It is sometimes assumed by persons who observe the workings of the Christian Science organization from a standpoint outside the ranks, that the form of government provided in the church Manual tends to hamper individual growth; that any system of external regulation interferes with spiritual progress; and that dependence on organization is contrary to the teachings of Jesus. As with every great institution, the Church of Christ, Scientist, must be viewed in its proper perspective and historical setting before the meaning and utility of the relative measures employed for its furtherance can be rightly estimated. It is essential, in this connection, to consider not alone the absolute end contemplated in the movement, but the exigencies to be met in attaining that end as well.

The avowed standard of Christian Science practice is the ideal of God and man presented by Christ Jesus.

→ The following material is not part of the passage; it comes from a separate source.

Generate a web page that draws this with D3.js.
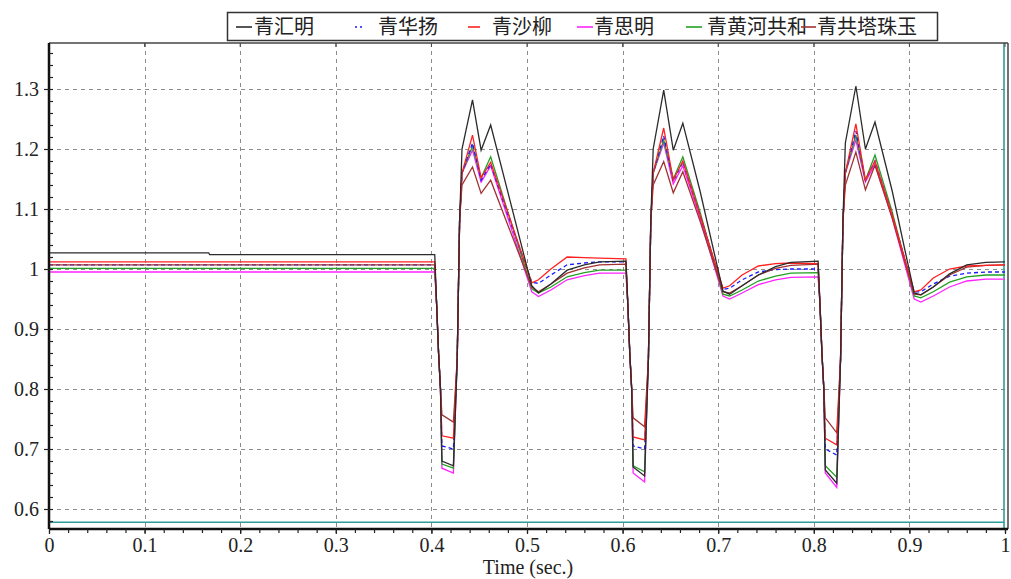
<!DOCTYPE html>
<html><head><meta charset="utf-8">
<script src="https://cdn.jsdelivr.net/npm/d3@7/dist/d3.min.js"></script>
<style>body{margin:0;background:#fff}svg{display:block}</style>
</head><body>
<svg id="chart" width="1011" height="579"></svg>
<script>
// ---------- DATA ----------
const seriesNames = ["青汇明", "青华扬", "青沙柳", "青思明", "青黄河共和", "青共塔珠玉"];
const xTickValues = [0, 0.1, 0.2, 0.3, 0.4, 0.5, 0.6, 0.7, 0.8, 0.9, 1];
const yTickValues = [0.6, 0.7, 0.8, 0.9, 1, 1.1, 1.2, 1.3];
const xLabel = "Time (sec.)";

const time = [
  0, 0.167, 0.168, 0.4035,
  0.4055, 0.4075, 0.4095, 0.411, 0.423, 0.427, 0.4295, 0.432, 0.443, 0.452, 0.462, 0.48, 0.505, 0.512, 0.525, 0.542, 0.56, 0.576,
  0.6035, 0.6055, 0.6075, 0.6095, 0.611, 0.623, 0.627, 0.6295, 0.632, 0.643, 0.653, 0.663, 0.681, 0.705, 0.712, 0.725, 0.742, 0.76, 0.776,
  0.8045, 0.8065, 0.8085, 0.8105, 0.812, 0.824, 0.828, 0.8305, 0.833, 0.844, 0.854, 0.864, 0.882, 0.905, 0.912, 0.925, 0.942, 0.96, 0.98, 1.0
];
const qingHuiming = [
  1.027, 1.027, 1.024, 1.024,
  0.94, 0.86, 0.80, 0.680, 0.672, 0.85, 1.08, 1.20, 1.282, 1.198, 1.240, 1.128, 0.972, 0.960, 0.975, 0.998, 1.007, 1.012,
  1.013, 0.94, 0.86, 0.80, 0.670, 0.655, 0.85, 1.08, 1.20, 1.298, 1.198, 1.243, 1.130, 0.963, 0.958, 0.972, 0.990, 1.004, 1.011,
  1.013, 0.94, 0.86, 0.80, 0.665, 0.643, 0.85, 1.08, 1.21, 1.305, 1.200, 1.245, 1.130, 0.960, 0.957, 0.970, 0.992, 1.007, 1.011, 1.012
];
const qingHuayang = [
  1.007, 1.007, 1.007, 1.007,
  0.94, 0.86, 0.80, 0.705, 0.700, 0.85, 1.08, 1.16, 1.210, 1.148, 1.175, 1.090, 0.978, 0.976, 0.990, 1.007, 1.010, 1.012,
  1.012, 0.94, 0.86, 0.80, 0.705, 0.700, 0.85, 1.08, 1.16, 1.222, 1.146, 1.178, 1.090, 0.966, 0.968, 0.982, 0.995, 0.999, 1.000,
  1.000, 0.94, 0.86, 0.80, 0.700, 0.690, 0.85, 1.08, 1.16, 1.230, 1.148, 1.180, 1.090, 0.962, 0.962, 0.975, 0.988, 0.993, 0.995, 0.995
];
const qingShaliu = [
  1.012, 1.012, 1.012, 1.012,
  0.94, 0.86, 0.80, 0.722, 0.718, 0.85, 1.08, 1.16, 1.223, 1.152, 1.178, 1.094, 0.977, 0.982, 1.000, 1.020, 1.019, 1.018,
  1.017, 0.94, 0.86, 0.80, 0.720, 0.715, 0.85, 1.08, 1.16, 1.235, 1.148, 1.180, 1.090, 0.968, 0.972, 0.990, 1.005, 1.009, 1.010,
  1.009, 0.94, 0.86, 0.80, 0.718, 0.707, 0.85, 1.08, 1.16, 1.242, 1.148, 1.180, 1.090, 0.962, 0.965, 0.985, 1.000, 1.005, 1.006, 1.007
];
const qingSiming = [
  0.995, 0.995, 0.995, 0.995,
  0.94, 0.86, 0.80, 0.668, 0.660, 0.85, 1.08, 1.16, 1.198, 1.145, 1.172, 1.085, 0.962, 0.954, 0.965, 0.982, 0.989, 0.993,
  0.993, 0.94, 0.86, 0.80, 0.660, 0.645, 0.85, 1.08, 1.16, 1.210, 1.142, 1.172, 1.085, 0.955, 0.950, 0.960, 0.974, 0.982, 0.986,
  0.987, 0.94, 0.86, 0.80, 0.660, 0.636, 0.85, 1.08, 1.16, 1.215, 1.145, 1.175, 1.085, 0.950, 0.945, 0.955, 0.970, 0.980, 0.983, 0.983
];
const qingHuanghe = [
  1.001, 1.001, 1.001, 1.001,
  0.94, 0.86, 0.80, 0.675, 0.668, 0.85, 1.08, 1.16, 1.205, 1.152, 1.187, 1.095, 0.967, 0.960, 0.970, 0.987, 0.994, 0.998,
  0.998, 0.94, 0.86, 0.80, 0.672, 0.662, 0.85, 1.08, 1.16, 1.215, 1.150, 1.187, 1.095, 0.958, 0.955, 0.965, 0.980, 0.988, 0.993,
  0.994, 0.94, 0.86, 0.80, 0.672, 0.653, 0.85, 1.08, 1.16, 1.223, 1.148, 1.190, 1.095, 0.955, 0.952, 0.962, 0.978, 0.987, 0.990, 0.990
];
const qingGongta = [
  1.007, 1.007, 1.007, 1.007,
  0.94, 0.86, 0.80, 0.757, 0.745, 0.85, 1.08, 1.14, 1.170, 1.126, 1.148, 1.073, 0.970, 0.962, 0.975, 0.993, 1.002, 1.007,
  1.008, 0.94, 0.86, 0.80, 0.752, 0.737, 0.85, 1.08, 1.14, 1.179, 1.127, 1.162, 1.080, 0.962, 0.960, 0.972, 0.990, 1.001, 1.006,
  1.008, 0.94, 0.86, 0.80, 0.752, 0.727, 0.85, 1.08, 1.14, 1.195, 1.132, 1.173, 1.085, 0.958, 0.957, 0.970, 0.990, 1.003, 1.006, 1.007
];
const referenceLevel = [0.578];

// ---------- STYLE / LAYOUT ----------
const seriesValues = [qingHuiming, qingHuayang, qingShaliu, qingSiming, qingHuanghe, qingGongta];
const seriesColors = ["#2b2b2b", "#1a1aff", "#ff2020", "#ff22ff", "#22a022", "#a03232"];
const seriesDash = [null, "4,3", null, null, null, null];
const drawOrder = [3, 4, 1, 5, 2, 0];

const W = 1011, H = 579;
const L = 49, R = 1005, T = 43, B = 529, frameRight = 1008;
const svg = d3.select("#chart");
svg.append("rect").attr("width", W).attr("height", H).attr("fill", "#fff");

const x = d3.scaleLinear().domain([0, 1]).range([L, R]);
const y = d3.scaleLinear().domain([1.3 - (B - 89) / 600, 1.3 + (89 - T) / 600]).range([B, T]);

const serif = "'Liberation Serif','Times New Roman',serif";

// grid
const grid = svg.append("g").attr("stroke", "#8c8c8c").attr("stroke-width", 1).attr("stroke-dasharray", "4,4");
grid.selectAll("line.v").data(xTickValues.filter(d => d > 0 && d < 1)).join("line")
  .attr("x1", d => Math.round(x(d)) + 0.5).attr("x2", d => Math.round(x(d)) + 0.5)
  .attr("y1", T).attr("y2", B);
grid.selectAll("line.h").data(yTickValues).join("line")
  .attr("y1", d => Math.round(y(d)) + 0.5).attr("y2", d => Math.round(y(d)) + 0.5)
  .attr("x1", L).attr("x2", frameRight);

// reference teal lines
svg.append("line").attr("x1", L).attr("x2", x(1) - 1).attr("y1", y(referenceLevel[0])).attr("y2", y(referenceLevel[0]))
  .attr("stroke", "#2e9e9a").attr("stroke-width", 1.6);
svg.append("line").attr("x1", x(1) - 1).attr("x2", x(1) - 1).attr("y1", T).attr("y2", B)
  .attr("stroke", "#2e9e9a").attr("stroke-width", 1.6);

// series
const line = d3.line().x(d => x(d[0])).y(d => y(d[1]));
const plot = svg.append("g");
drawOrder.forEach(i => {
  const pts = time.map((t, k) => [t, seriesValues[i][k]]);
  plot.append("path").datum(pts).attr("d", line)
    .attr("fill", "none").attr("stroke", seriesColors[i]).attr("stroke-width", 1.3)
    .attr("stroke-dasharray", seriesDash[i]).attr("stroke-linejoin", "miter");
});

// frame (top & right)
svg.append("line").attr("x1", L).attr("x2", frameRight).attr("y1", T).attr("y2", T).attr("stroke", "#444").attr("stroke-width", 1.5);
svg.append("line").attr("x1", frameRight).attr("x2", frameRight).attr("y1", T).attr("y2", B).attr("stroke", "#444").attr("stroke-width", 1.5);
svg.append("g").selectAll("line").data(xTickValues).join("line")
  .attr("x1", d => x(d)).attr("x2", d => x(d)).attr("y1", T).attr("y2", T + 4).attr("stroke", "#444");

// axes
const fmt = d3.format("~g");
const xMinor = d3.range(0, 1.0001, 0.02);
const yMinor = d3.range(0.58, 1.37, 0.02);

const xAxisG = svg.append("g").attr("transform", `translate(0,${B})`)
  .call(d3.axisBottom(x).tickValues(xTickValues).tickFormat(fmt).tickSize(5).tickPadding(4));
svg.append("g").attr("transform", `translate(0,${B})`)
  .call(d3.axisBottom(x).tickValues(xMinor).tickFormat("").tickSize(4))
  .call(g => g.select(".domain").remove());
const yAxisG = svg.append("g").attr("transform", `translate(${L},0)`)
  .call(d3.axisLeft(y).tickValues(yTickValues).tickFormat(fmt).tickSize(5).tickPadding(5));
svg.append("g").attr("transform", `translate(${L},0)`)
  .call(d3.axisLeft(y).tickValues(yMinor).tickFormat("").tickSize(-4))
  .call(g => g.select(".domain").remove());

[xAxisG, yAxisG].forEach(g => {
  g.select(".domain").attr("stroke", "#111").attr("stroke-width", 2.5);
  g.selectAll("text").attr("font-family", serif).attr("font-size", 20).attr("fill", "#222");
});
svg.selectAll(".tick line").attr("stroke", "#222").attr("stroke-width", 1.2);
yAxisG.select(".domain").attr("d", `M0,${T}V${B}`);
xAxisG.select(".domain").attr("d", `M${L},0H${frameRight}`);

svg.append("text").attr("x", 528).attr("y", 574).attr("text-anchor", "middle")
  .attr("font-family", serif).attr("font-size", 20).attr("fill", "#222").text(xLabel);

// legend
const lg = svg.append("g");
lg.append("rect").attr("x", 227.5).attr("y", 12.5).attr("width", 710).attr("height", 28)
  .attr("fill", "#fff").attr("stroke", "#333").attr("stroke-width", 1.5);
const legendPos = [[236, 252, 254], [355, 364, 378], [468, 480, 492], [577, 593, 594], [686, 702, 707], [801, 816, 817]];
seriesNames.forEach((name, i) => {
  const p = legendPos[i];
  lg.append("line").attr("x1", p[0]).attr("x2", p[1]).attr("y1", 27).attr("y2", 27)
    .attr("stroke", seriesColors[i]).attr("stroke-width", 1.6).attr("stroke-dasharray", i === 1 ? "2,3" : null);
  lg.append("text").attr("x", p[2]).attr("y", 34).attr("font-family", "'Noto Sans CJK SC', sans-serif")
    .attr("font-size", 20).attr("fill", "#222").text(name);
});
</script>
</body></html>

The Mosaic law, was the dominant influence in shaping the character and destiny of the Jewish people, was designed to confirm and conserve the sense of divine presence and power gradually unfolded to the awakening consciousness of the "peculiar people." Without the aid of this code, crude and materialistic as were many ceremonial features, the Messianic ideal would have been lost to the world, swallowed up amid the superstitions and abominations of the age. Paul declares: "The law was our schoolmaster to bring us unto Christ." In other words, the exactions of the Judaic code were necessary, at that period, to awaken and perpetuate a moral and religious sense which should lead the way to the later manifestation of the spiritual idea or Christ. The coming of Christ Jesus was in itself, however, but a preliminary step in the redemption of humanity.